Luís Andrade de Sá – DHLAKAMA

por Arsenio Reis

 

Afonso Macacho Marceta Dhlakama, moçambicano, 61 anos, acaba de perder a sua quinta eleição. Até aqui, e para o confortarem, os seus correlegionários costumavam apontar os exemplos de Lula da Silva, que teve três eleições perdidas antes de ser eleito Presidente do Brasil, ou de François Miterrand, que passou por duas derrotas até chegar ao Eliseu. Mas Dhlakama já não tem mais eleições para perder.

Com a vitória de Filipe Nyussi, 56 anos, da Frelimo, e a ascensão de Daviz Simango, 50 anos, do MDM, partido que domina três das cinco principais cidades do país, a política em Moçambique rejuvenesceu, com pessoas já de uma geração que não tem experiência direta nas guerras que dizimaram o país entre 1962 e 1992. É tempo de Afonso Dhlakama entregar a direção da Renamo aos jovens talentosos que tem no seu partido, e que não são poucos, e dedicar-se a um papel de senador, que não existe na política moçambicana, mas ao qual ele tem direito.

Nos últimos anos estive com Afonso Dhlakama por diversas vezes.
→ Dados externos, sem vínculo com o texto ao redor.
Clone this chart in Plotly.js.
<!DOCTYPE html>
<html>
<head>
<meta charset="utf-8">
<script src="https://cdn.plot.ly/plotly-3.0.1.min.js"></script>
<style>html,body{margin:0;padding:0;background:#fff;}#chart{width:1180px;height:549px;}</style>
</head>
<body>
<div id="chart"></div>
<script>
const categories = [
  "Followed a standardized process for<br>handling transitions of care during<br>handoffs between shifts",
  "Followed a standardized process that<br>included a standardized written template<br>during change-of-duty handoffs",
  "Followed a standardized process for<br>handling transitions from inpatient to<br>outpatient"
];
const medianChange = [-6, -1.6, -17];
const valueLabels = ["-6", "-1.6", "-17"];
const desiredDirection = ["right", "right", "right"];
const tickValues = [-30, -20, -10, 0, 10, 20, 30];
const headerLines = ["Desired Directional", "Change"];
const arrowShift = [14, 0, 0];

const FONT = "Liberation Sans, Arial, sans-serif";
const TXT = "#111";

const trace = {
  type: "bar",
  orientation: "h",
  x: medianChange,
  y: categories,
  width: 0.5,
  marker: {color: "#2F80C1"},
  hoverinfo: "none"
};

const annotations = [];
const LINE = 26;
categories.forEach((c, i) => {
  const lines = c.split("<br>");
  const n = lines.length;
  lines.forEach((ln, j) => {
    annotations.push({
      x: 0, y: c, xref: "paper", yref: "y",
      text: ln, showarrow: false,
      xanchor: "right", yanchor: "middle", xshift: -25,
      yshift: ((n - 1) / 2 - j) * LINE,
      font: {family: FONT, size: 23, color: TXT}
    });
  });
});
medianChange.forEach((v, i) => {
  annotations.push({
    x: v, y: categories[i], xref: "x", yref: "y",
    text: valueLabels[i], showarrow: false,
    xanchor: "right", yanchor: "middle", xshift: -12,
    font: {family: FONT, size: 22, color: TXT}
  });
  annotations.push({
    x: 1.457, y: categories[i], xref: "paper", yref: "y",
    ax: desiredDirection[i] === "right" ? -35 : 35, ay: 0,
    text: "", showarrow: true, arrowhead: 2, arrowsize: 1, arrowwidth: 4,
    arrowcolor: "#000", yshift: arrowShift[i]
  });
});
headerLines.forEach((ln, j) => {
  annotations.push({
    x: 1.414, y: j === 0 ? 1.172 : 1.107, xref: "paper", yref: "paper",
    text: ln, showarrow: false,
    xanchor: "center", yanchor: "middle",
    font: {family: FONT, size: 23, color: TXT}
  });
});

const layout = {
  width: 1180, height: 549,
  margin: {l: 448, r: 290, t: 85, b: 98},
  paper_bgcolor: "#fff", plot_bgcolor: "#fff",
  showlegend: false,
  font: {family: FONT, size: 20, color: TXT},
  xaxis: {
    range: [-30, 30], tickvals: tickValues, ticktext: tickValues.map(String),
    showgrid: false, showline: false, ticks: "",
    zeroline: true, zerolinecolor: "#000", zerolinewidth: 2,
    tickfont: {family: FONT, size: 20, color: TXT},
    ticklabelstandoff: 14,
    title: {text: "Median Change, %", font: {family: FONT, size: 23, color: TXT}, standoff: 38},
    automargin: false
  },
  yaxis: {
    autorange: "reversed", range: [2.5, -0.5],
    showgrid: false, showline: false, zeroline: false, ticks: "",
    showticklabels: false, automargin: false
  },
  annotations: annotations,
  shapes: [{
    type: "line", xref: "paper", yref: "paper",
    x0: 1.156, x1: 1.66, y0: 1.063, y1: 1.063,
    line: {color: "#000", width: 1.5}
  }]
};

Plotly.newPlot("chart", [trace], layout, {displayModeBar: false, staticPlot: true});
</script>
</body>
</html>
Entrevistei-o na sua moradia discreta na rua Filipe Samuel Magaia, em Nampula; depois, numa casa de adobe no quartel general que montou na Gorongosa; e, antes, tinha passado um fim de semana alucinante a segui-lo nos confins da província de Quelimane, conduzido por dois ex-guerriheiros da Renamo que se irritavam quando se falava mal do Sporting. Eram dias de Ramadão numa província muito islâmica, Dhlakama chegava já de madrugada e bastante atrasado às perdidas povoações mas ninguém arredava pé para o ver – e ele, como se não fosse nada, falava durante horas e o programa ia ficando cada vez mais atrasado.

Vendo-o, a dançar marrabenta ou a esbracejar na caixa aberta de uma Toyota, era impossível não se pensar no chavão “big man”, com que o jornalismo internacional identifica os senhores da guerra africanos, e quase sempre acrescentando-lhe uma ironia: “Big men, little people”.
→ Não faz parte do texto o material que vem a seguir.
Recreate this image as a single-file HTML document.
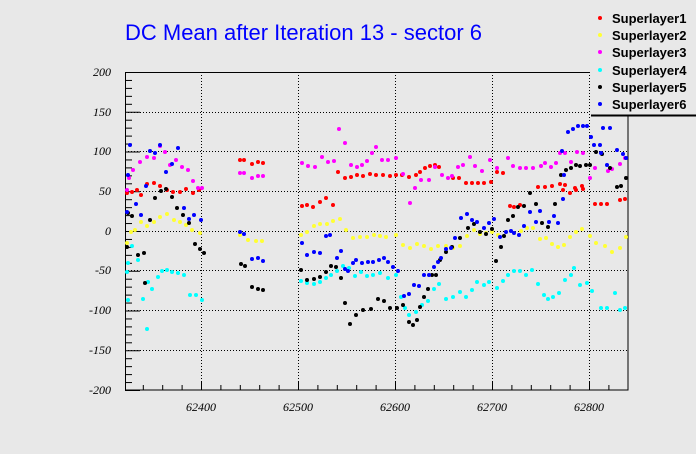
<!DOCTYPE html>
<html><head><meta charset="utf-8"><style>
body{margin:0;background:#e8e8e8;}
svg{display:block;}
.ax{font-family:"Liberation Serif",serif;font-style:italic;font-size:12px;fill:#000;}
.lg{font-family:"Liberation Sans",sans-serif;font-weight:bold;font-size:13px;fill:#000;}
</style></head><body>
<svg width="696" height="454" viewBox="0 0 696 454" xmlns="http://www.w3.org/2000/svg">
<rect width="696" height="454" fill="#e8e8e8"/>
<text x="125" y="40" font-family="Liberation Sans,sans-serif" font-size="22" fill="#0000ff" textLength="357" lengthAdjust="spacingAndGlyphs">DC Mean after Iteration 13 - sector 6</text>
<g stroke="#000" stroke-width="1" stroke-dasharray="1,2">
<line x1="201.5" y1="72" x2="201.5" y2="390"/><line x1="298.5" y1="72" x2="298.5" y2="390"/><line x1="395.5" y1="72" x2="395.5" y2="390"/><line x1="492.5" y1="72" x2="492.5" y2="390"/><line x1="589.5" y1="72" x2="589.5" y2="390"/>
<line x1="125" y1="112.5" x2="628" y2="112.5"/><line x1="125" y1="151.5" x2="628" y2="151.5"/><line x1="125" y1="191.5" x2="628" y2="191.5"/><line x1="125" y1="231.5" x2="628" y2="231.5"/><line x1="125" y1="270.5" x2="628" y2="270.5"/><line x1="125" y1="310.5" x2="628" y2="310.5"/><line x1="125" y1="350.5" x2="628" y2="350.5"/>
</g>
<rect x="125.5" y="72.5" width="502.5" height="317.5" fill="none" stroke="#000"/>
<g id="ticks" stroke="#000"></g>
<g class="ax" text-anchor="end">
<text x="111" y="76">200</text><text x="111" y="116">150</text><text x="111" y="155">100</text><text x="111" y="195">50</text><text x="111" y="235">0</text><text x="111" y="274">-50</text><text x="111" y="314">-100</text><text x="111" y="354">-150</text><text x="111" y="394">-200</text>
</g>
<g class="ax" text-anchor="middle">
<text x="201" y="411">62400</text><text x="298" y="411">62500</text><text x="395" y="411">62600</text><text x="492" y="411">62700</text><text x="589" y="411">62800</text>
</g>
<g id="pts"></g>
<rect x="590" y="0" width="106" height="115" fill="#e8e8e8"/>
<line x1="591" y1="115.5" x2="696" y2="115.5" stroke="#000" stroke-width="2"/>
<circle cx="600" cy="18" r="2" fill="#ff0000"/><text class="lg" x="612" y="23">Superlayer1</text>
<circle cx="600" cy="35" r="2" fill="#ffff33"/><text class="lg" x="612" y="40">Superlayer2</text>
<circle cx="600" cy="52" r="2" fill="#ff00ff"/><text class="lg" x="612" y="57">Superlayer3</text>
<circle cx="600" cy="70" r="2" fill="#00ffff"/><text class="lg" x="612" y="75">Superlayer4</text>
<circle cx="600" cy="87" r="2" fill="#000000"/><text class="lg" x="612" y="92">Superlayer5</text>
<circle cx="600" cy="104" r="2" fill="#0000ff"/><text class="lg" x="612" y="109">Superlayer6</text>
</svg>
<script>
var NS="http://www.w3.org/2000/svg";
var t=document.getElementById("ticks");
function L(a,b,c,d){var l=document.createElementNS(NS,"line");l.setAttribute("x1",a);l.setAttribute("y1",b);l.setAttribute("x2",c);l.setAttribute("y2",d);t.appendChild(l);}
for(var v=-200;v<=200;v+=10){var y=231.5-v*0.795;L(125,y,(v%50==0)?140:132,y);}
for(var v=62320;v<=62840;v+=20){var x=201.5+(v-62400)*0.97;if(x<126||x>627)continue;L(x,390,x,(v%100==0)?381:385);}
var S={
"#ff0000":[[127,193],[132,192],[137,190],[141,195],[147,184],[154,183],[160,186],[167,190],[173,192],[180,192],[186,189],[193,193],[199,190],[240,160],[244,160],[252,164],[258,162],[263,163],[302,206],[307,205],[313,207],[320,202],[326,198],[333,205],[338,172],[345,178],[351,177],[357,175],[363,176],[370,174],[376,175],[383,175],[390,176],[396,175],[402,175],[409,177],[416,175],[420,172],[425,168],[430,166],[435,165],[439,167],[453,178],[459,178],[466,183],[472,183],[478,183],[484,183],[491,182],[497,172],[503,173],[510,206],[514,207],[520,205],[538,187],[545,187],[552,186],[560,184],[565,185],[575,188],[582,186],[563,190],[570,193],[576,190],[583,189],[595,204],[601,204],[607,204],[620,200],[625,199]],
"#ffff33":[[127,243],[131,232],[135,230],[141,222],[147,226],[154,222],[160,217],[167,214],[174,220],[180,222],[186,225],[192,230],[200,233],[240,235],[248,240],[256,241],[262,241],[301,235],[307,232],[314,226],[320,224],[327,224],[333,221],[340,219],[346,230],[353,238],[360,237],[367,237],[374,235],[380,236],[386,237],[396,235],[403,245],[410,248],[417,244],[424,246],[431,249],[438,246],[446,246],[453,248],[460,246],[467,236],[474,230],[480,234],[486,233],[492,232],[498,235],[506,232],[514,233],[521,231],[527,228],[533,228],[540,239],[546,238],[552,244],[558,247],[564,245],[570,237],[576,232],[582,229],[590,236],[596,243],[605,246],[612,252],[620,248],[626,237]],
"#ff00ff":[[127,190],[129,178],[133,170],[140,162],[147,157],[154,158],[160,146],[165,152],[170,165],[176,160],[182,167],[188,170],[193,181],[198,188],[202,188],[240,173],[244,173],[252,178],[258,176],[263,176],[302,163],[308,166],[315,167],[322,157],[328,162],[334,161],[339,129],[345,143],[351,165],[357,167],[362,165],[367,161],[372,153],[376,147],[382,160],[388,160],[396,158],[403,174],[410,203],[415,188],[421,180],[429,180],[435,167],[442,175],[448,178],[452,176],[458,167],[463,165],[470,157],[475,166],[482,171],[490,160],[497,168],[508,158],[513,166],[520,168],[526,168],[533,168],[541,166],[545,163],[551,167],[556,163],[560,153],[565,153],[571,162],[577,152],[583,153],[590,178],[595,168],[608,171],[612,169],[620,164],[625,158]],
"#00ffff":[[127,272],[128,263],[132,246],[138,260],[143,299],[148,282],[152,289],[158,277],[162,271],[167,270],[172,272],[178,273],[184,275],[190,295],[196,295],[202,300],[128,300],[147,329],[301,281],[307,283],[314,284],[320,282],[326,278],[331,275],[337,271],[343,266],[349,268],[355,276],[361,272],[367,276],[373,275],[380,273],[388,278],[396,275],[401,297],[405,308],[409,315],[416,312],[422,305],[428,301],[434,289],[439,284],[446,299],[453,297],[460,292],[466,297],[472,290],[477,282],[484,285],[489,282],[497,288],[503,281],[508,275],[514,271],[520,271],[526,275],[532,270],[538,284],[544,295],[548,299],[553,297],[559,293],[565,280],[571,275],[574,268],[580,285],[587,283],[592,291],[601,308],[607,308],[615,293],[620,310],[625,308]],
"#000000":[[127,247],[128,213],[132,216],[138,255],[144,253],[150,220],[155,198],[161,191],[166,189],[172,197],[177,208],[183,215],[189,223],[195,244],[200,249],[204,253],[145,283],[241,264],[245,266],[252,287],[258,289],[263,290],[301,270],[307,280],[314,279],[320,277],[326,272],[331,266],[336,267],[341,278],[345,303],[350,324],[356,315],[363,310],[371,309],[378,299],[384,301],[390,308],[397,308],[403,305],[409,322],[413,325],[417,320],[420,307],[424,297],[428,289],[432,275],[436,275],[440,260],[446,252],[452,247],[460,238],[468,228],[474,224],[480,232],[486,234],[492,229],[496,261],[501,247],[504,236],[508,220],[513,216],[518,207],[524,206],[530,193],[536,204],[542,223],[548,227],[555,204],[561,175],[566,170],[571,168],[576,165],[580,166],[586,165],[590,165],[596,152],[602,154],[610,168],[617,187],[621,186],[626,178]],
"#0000ff":[[127,212],[128,175],[130,145],[136,204],[141,215],[146,186],[150,151],[155,153],[160,145],[166,172],[172,164],[178,148],[184,208],[189,219],[194,215],[201,220],[240,232],[244,234],[252,259],[258,258],[263,261],[302,243],[307,255],[314,252],[320,253],[326,236],[330,235],[337,258],[341,251],[345,269],[348,271],[353,263],[356,260],[362,263],[368,262],[373,262],[379,260],[384,258],[388,262],[393,267],[398,271],[404,296],[409,294],[414,285],[419,286],[424,275],[429,275],[434,267],[438,262],[441,258],[446,249],[451,248],[455,238],[461,218],[467,214],[472,220],[477,222],[484,228],[489,223],[494,219],[500,237],[506,232],[511,231],[514,233],[519,235],[524,226],[530,212],[536,222],[540,211],[549,222],[554,216],[558,223],[563,199],[568,132],[573,129],[578,126],[583,126],[587,126],[591,137],[594,145],[600,145],[603,128],[610,128],[601,153],[607,165],[617,150],[623,154],[626,158],[562,151],[564,175]]
};
var g=document.getElementById("pts");
for(var c in S){S[c].forEach(function(p){var e=document.createElementNS(NS,"circle");e.setAttribute("cx",p[0]);e.setAttribute("cy",p[1]);e.setAttribute("r","2");e.setAttribute("fill",c);g.appendChild(e);});}
</script>
</body></html>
Dhlakama teve responsabilidades diretas na terrível guerra civil que destruiu Moçambique, foi cúmplice de ações do apartheid e do regime branco da Rodésia e até os seus amigos da Internacional Democrática do Centro, de que foi um dos vice-presidentes, como Barroso e Aznar, preferiram sempre o diálogo com a Frelimo. Isolado pela direita mundial, ostracizado na região, Dhlakama teve ainda força para voltar ao mato e, pelas armas, impor à maioria da Frelimo uma importante revisão da lei eleitoral, que era profundamente injusta e a cujas artimanhas a comunidade internacional fechava os olhos. Como ele respondeu a críticas que lhe foram dirigidas pelos americanos, com uma lei eleitoral idêntica à que vigorava em Moçambique, Barack Obama nunca teria sido eleito…

A lei mudou e esse é o legado que Dhlakama deixa a Moçambique, se não enveredar outra vez pela guerra, contra o que considera a “fantochada” das eleições. Para isso , é importante que Afonso Dhlakama se mantenha em Maputo, na sua residência da avenida Julius Nyerere, e que a Renamo, que agora elegeu mais deputados do que há cinco anos, assuma a sua condição de partido parlamentar, e não de movimento de antigos guerrilheiros. A eleição para a Ponta Vermelha de Filipe Nyussi, um “jovem” sem o passado da luta armada da Frelimo, é também uma boa oportunidade para uma mudança mais geral de atitudes na política moçambicana.